The Ayoreo have people in Bolivia and Paraguay. That’s big enough of a sample size for a film aiming for something big, but Nothing But The Sun chooses a smaller focus. That focus is on Mateo Sobode Chiqueno. He took it upon himself to record the songs and conversations that he has with Ayoreo people. He, by the way, belongs to a generation of Ayoreo who grew up in the 60s. During that decade, Paraguayans took them from their forests and converted them to capitalist, Christian living. The camera really captures these moments, as Mateo and his fellow Ayoreo get personal.
One of Nothing But The Sun‘s best scenes has Mateo recording an Ayoreo woman as she sings a song about either a figurative or literal snake. Eventually, the woman trails off, saying that that’s all she remembers of the song. I’ve always envied people who can memorize songs by heart, but there’s no burden in knowing them because most of the songs we know belong to a mainstream culture. Imagine having to know these songs and passing them down to a generation who might forget. This is the burden of Indigenous people everywhere who keep their culture alive.

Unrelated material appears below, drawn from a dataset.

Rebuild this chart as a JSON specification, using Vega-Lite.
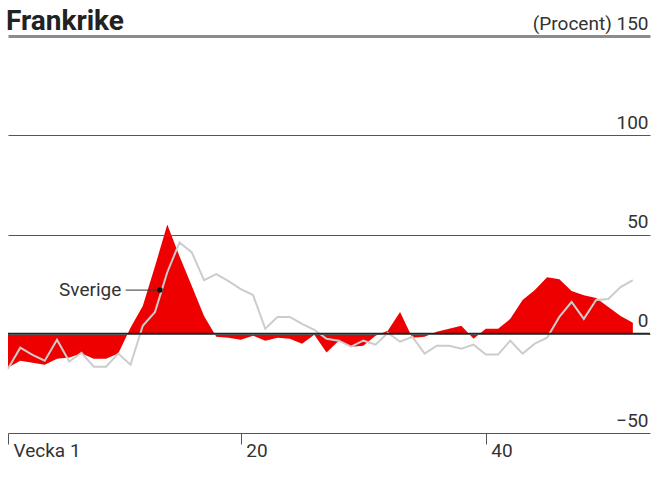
{
  "$schema": "https://vega.github.io/schema/vega-lite/v6.json",
  "width": 642,
  "height": 397,
  "autosize": {"type": "none"},
  "padding": {"left": 8, "top": 36, "right": 14, "bottom": 46},
  "background": "white",
  "title": {
    "text": "Frankrike",
    "anchor": "start",
    "frame": "group",
    "dx": -2,
    "offset": -22,
    "fontSize": 28,
    "font": "Roboto",
    "fontWeight": "bold",
    "color": "#222222"
  },
  "config": {"view": {"stroke": null}, "font": "Roboto"},
  "datasets": {
    "frankrike": [
      {"vecka": 1, "varde": -17}, {"vecka": 2, "varde": -13.6}, {"vecka": 3, "varde": -14.6}, {"vecka": 4, "varde": -15.6},
      {"vecka": 5, "varde": -12.6}, {"vecka": 6, "varde": -12}, {"vecka": 7, "varde": -10}, {"vecka": 8, "varde": -12.6},
      {"vecka": 9, "varde": -12.6}, {"vecka": 10, "varde": -10}, {"vecka": 11, "varde": 3}, {"vecka": 12, "varde": 14},
      {"vecka": 13, "varde": 34}, {"vecka": 14, "varde": 55}, {"vecka": 15, "varde": 39}, {"vecka": 16, "varde": 24},
      {"vecka": 17, "varde": 9}, {"vecka": 18, "varde": -1.5}, {"vecka": 19, "varde": -2}, {"vecka": 20, "varde": -3},
      {"vecka": 21, "varde": -1}, {"vecka": 22, "varde": -3.5}, {"vecka": 23, "varde": -2}, {"vecka": 24, "varde": -2.5},
      {"vecka": 25, "varde": -5}, {"vecka": 26, "varde": -0.5}, {"vecka": 27, "varde": -9.5}, {"vecka": 28, "varde": -3.5},
      {"vecka": 29, "varde": -6.5}, {"vecka": 30, "varde": -6}, {"vecka": 31, "varde": -1}, {"vecka": 32, "varde": 1.5},
      {"vecka": 33, "varde": 11}, {"vecka": 34, "varde": -2}, {"vecka": 35, "varde": -1.5}, {"vecka": 36, "varde": 1},
      {"vecka": 37, "varde": 2.5}, {"vecka": 38, "varde": 4}, {"vecka": 39, "varde": -2.5}, {"vecka": 40, "varde": 2.5},
      {"vecka": 41, "varde": 2.5}, {"vecka": 42, "varde": 7.5}, {"vecka": 43, "varde": 17}, {"vecka": 44, "varde": 22},
      {"vecka": 45, "varde": 28.5}, {"vecka": 46, "varde": 27.5}, {"vecka": 47, "varde": 21.5}, {"vecka": 48, "varde": 19.4},
      {"vecka": 49, "varde": 18}, {"vecka": 50, "varde": 13.5}, {"vecka": 51, "varde": 9}, {"vecka": 52, "varde": 5.5}
    ],
    "sverige": [
      {"vecka": 1, "varde": -17.6}, {"vecka": 2, "varde": -7}, {"vecka": 3, "varde": -10.6}, {"vecka": 4, "varde": -13.6},
      {"vecka": 5, "varde": -3}, {"vecka": 6, "varde": -14}, {"vecka": 7, "varde": -9.6}, {"vecka": 8, "varde": -16.6},
      {"vecka": 9, "varde": -16.6}, {"vecka": 10, "varde": -10}, {"vecka": 11, "varde": -15.6}, {"vecka": 12, "varde": 4},
      {"vecka": 13, "varde": 11}, {"vecka": 14, "varde": 31}, {"vecka": 15, "varde": 46}, {"vecka": 16, "varde": 41},
      {"vecka": 17, "varde": 27}, {"vecka": 18, "varde": 30}, {"vecka": 19, "varde": 26.5}, {"vecka": 20, "varde": 22.5},
      {"vecka": 21, "varde": 19.5}, {"vecka": 22, "varde": 2.5}, {"vecka": 23, "varde": 8.5}, {"vecka": 24, "varde": 8.5},
      {"vecka": 25, "varde": 5}, {"vecka": 26, "varde": 2}, {"vecka": 27, "varde": -2.5}, {"vecka": 28, "varde": -3.5},
      {"vecka": 29, "varde": -6.5}, {"vecka": 30, "varde": -3.5}, {"vecka": 31, "varde": -5.5}, {"vecka": 32, "varde": 0.5},
      {"vecka": 33, "varde": -4}, {"vecka": 34, "varde": -1.5}, {"vecka": 35, "varde": -10}, {"vecka": 36, "varde": -6},
      {"vecka": 37, "varde": -6}, {"vecka": 38, "varde": -7.5}, {"vecka": 39, "varde": -5.5}, {"vecka": 40, "varde": -10.5},
      {"vecka": 41, "varde": -10.5}, {"vecka": 42, "varde": -3.5}, {"vecka": 43, "varde": -10}, {"vecka": 44, "varde": -5},
      {"vecka": 45, "varde": -2}, {"vecka": 46, "varde": 8.5}, {"vecka": 47, "varde": 16}, {"vecka": 48, "varde": 7.5},
      {"vecka": 49, "varde": 17}, {"vecka": 50, "varde": 17.5}, {"vecka": 51, "varde": 23.5}, {"vecka": 52, "varde": 27}
    ],
    "etikett": [
      {"vecka": 13.4, "varde": 22, "fran": 10.6, "textvecka": 10.25, "text": "Sverige"}
    ]
  },
  "layer": [
    {
      "data": {"name": "frankrike"},
      "mark": {"type": "area", "color": "#ee0000", "opacity": 1},
      "encoding": {
        "x": {
          "field": "vecka", "type": "quantitative",
          "scale": {"domain": [1, 53.4], "nice": false, "zero": false},
          "axis": {
            "orient": "bottom", "values": [1, 20, 40], "grid": false, "domain": false,
            "ticks": true, "tickSize": 11, "tickColor": "#555555", "tickWidth": 1,
            "labelAlign": "left", "labelOffset": 5, "labelBaseline": "alphabetic", "labelPadding": 12,
            "labelFlush": false, "labelOverlap": false,
            "labelFontSize": 19, "labelColor": "#333333", "title": null,
            "labelExpr": "datum.value == 1 ? 'Vecka 1' : datum.label"
          }
        },
        "y": {
          "field": "varde", "type": "quantitative",
          "scale": {"domain": [-50, 150], "nice": false},
          "axis": {
            "orient": "right", "values": [-50, 0, 50, 100, 150], "grid": true,
            "gridColor": {"condition": {"test": "datum.value == 150", "value": "#8c8c8c"}, "value": "#555555"},
            "gridWidth": {"condition": {"test": "datum.value == 150", "value": 3}, "value": 1},
            "ticks": false, "domain": false, "labelAlign": "right", "labelPadding": -2,
            "labelBaseline": "alphabetic", "labelOffset": -7, "labelFlush": false, "labelOverlap": false,
            "labelFontSize": 19, "labelColor": "#333333",
            "title": null, "zindex": 1,
            "labelExpr": "datum.value == 150 ? '(Procent) 150' : datum.label"
          }
        }
      }
    },
    {
      "data": {"name": "sverige"},
      "mark": {"type": "line", "color": "#cccccc", "strokeWidth": 2},
      "encoding": {
        "x": {"field": "vecka", "type": "quantitative"},
        "y": {"field": "varde", "type": "quantitative"}
      }
    },
    {
      "data": {"values": [{"noll": 0}]},
      "mark": {"type": "rule", "color": "#222222", "strokeWidth": 2},
      "encoding": {"y": {"field": "noll", "type": "quantitative"}}
    },
    {
      "data": {"name": "etikett"},
      "mark": {"type": "rule", "color": "#333333", "strokeWidth": 1},
      "encoding": {
        "x": {"field": "fran", "type": "quantitative"},
        "x2": {"field": "vecka"},
        "y": {"field": "varde", "type": "quantitative"}
      }
    },
    {
      "data": {"name": "etikett"},
      "mark": {"type": "point", "filled": true, "color": "#111111", "size": 30, "opacity": 1},
      "encoding": {
        "x": {"field": "vecka", "type": "quantitative"},
        "y": {"field": "varde", "type": "quantitative"}
      }
    },
    {
      "data": {"name": "etikett"},
      "mark": {"type": "text", "align": "right", "baseline": "middle", "fontSize": 19, "color": "#333333"},
      "encoding": {
        "x": {"field": "textvecka", "type": "quantitative"},
        "y": {"field": "varde", "type": "quantitative"},
        "text": {"field": "text"}
      }
    }
  ]
}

Nothing But The Sun‘s early reviews liked the film despite of its tight focus on Mateo and his opinions on the Ayoreo versus white culture debate. Most festival viewers are probably going to agree with Mateo more. The other subjects, on the other hand, have their own nuanced opinions about their assimilation. But there’s still part that of me that wishes these other subjects have more time to parse things out within that nuance. Nonetheless, Mateo still makes for a gripping subject for a documentary. And most viewers can still relate to his desire to come back home.